The resulting trust discount reflects an extra layer of skepticism toward a sector that seeks treatment as financial infrastructure yet produces failures resembling crisis drills. Users, exchanges, market makers, custodians, and institutions require more evidence to trust a protocol's uptime, monitoring, key management, and emergency processes. This makes the THORChain halt feel less isolated as the sector is forced to prove that the trust path across chains is observable, redundant, and controllable before billions of dollars of liquidity are routed through it. For institutional users, the issue becomes operational due diligence, touching custody policy, liquidity commitments, incident response, and counterparty reviews. A protocol routing native assets across chains must prove that the monitoring and emergency process around that routing is as strong as the connectivity itself.
For builders, this changes the definition of progress. New routes and integrations can deepen liquidity but also create more surfaces for monitoring, key management, and incident response. The next credibility gains will come from showing that controls scale with liquidity before a failure forces counterparties to revisit assumptions. THORChain's position is especially sensitive because the protocol combines an attack surface with a routing role in major illicit-flow episodes. As of TRM's report, the May 15 exploit had no public actor attribution, keeping the current incident separate from earlier laundering cases unless new evidence changes the record.
However, the same analysis described THORChain as a recurring rail for moving stolen funds, including flows tied to the Bybit and KelpDAO incidents.

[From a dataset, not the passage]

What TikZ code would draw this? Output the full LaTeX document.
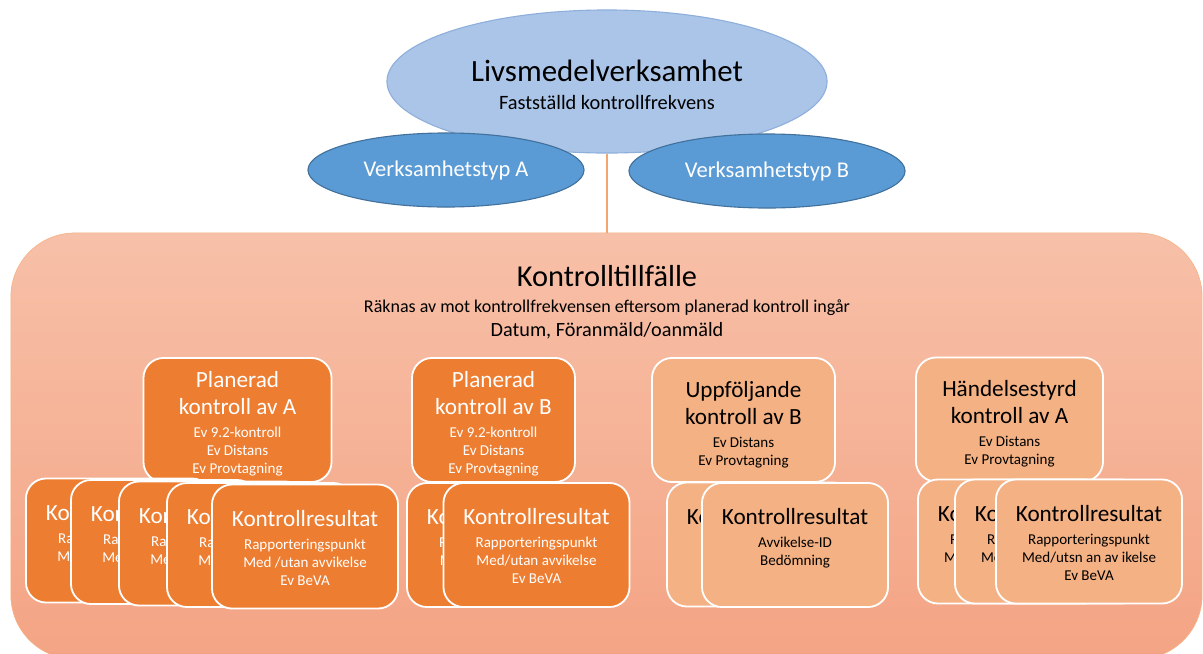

The FBI also urged private-sector crypto entities, including DeFi services and bridges, to block transactions to or from addresses linked to laundering. That history sharpens the current episode, as a protocol can be useful for making native cross-chain swaps efficient while the same utility makes it attractive to attackers and difficult for compliance teams to ignore. Once a protocol is seen as both exploitable infrastructure and a route for illicit funds, counterparties must price in more than just smart-contract risk. They have to price operational interruption, screening exposure, and the chance that integrations become reputational liabilities. Woofun AI analysis suggests that the broader crypto market, standing near $2.61 trillion with Bitcoin dominance at 60.2%, noticed the incident, but the critical question is whether liquidity providers, routing interfaces, wallet integrations, and compliance desks change behavior after the halt.
The important market signal will come from the next set of operational choices rather than from a one-day chart. Liquidity interfaces can route around protocols that introduce uncertainty; custodians and market makers can raise internal risk scores. Compliance teams can demand better screening and incident records before supporting integrations. Those reactions are slower than a token selloff but represent the way a security event becomes a durable trust discount. This is the slower repricing institutions notice, appearing in due diligence questions, integration queues, and risk limits long after the emergency halt leaves the alert feed. The next test starts with more than a recovery message: THORChain needs to produce a clear postmortem, reconcile the final loss figure and chain count, explain the root cause without speculation, and show what changed in its vault, key-management, node, monitoring, and halt processes.
If THORChain completes compensation, resumes safely, and documents a credible fix, the incident can remain a severe but contained confidence hit. If the root cause remains unsettled, final accounting keeps changing, or integrations pull back, the event becomes another data point in a broader repricing of cross-chain DeFi. That is the sector-level consequence. DeFi wants to present itself as a durable, always-on financial infrastructure. Every major cross-chain exploit makes that claim harder to defend until the industry can show that the bridges, vaults, signing systems, and emergency controls connecting its markets are as mature as the capital they aim to attract.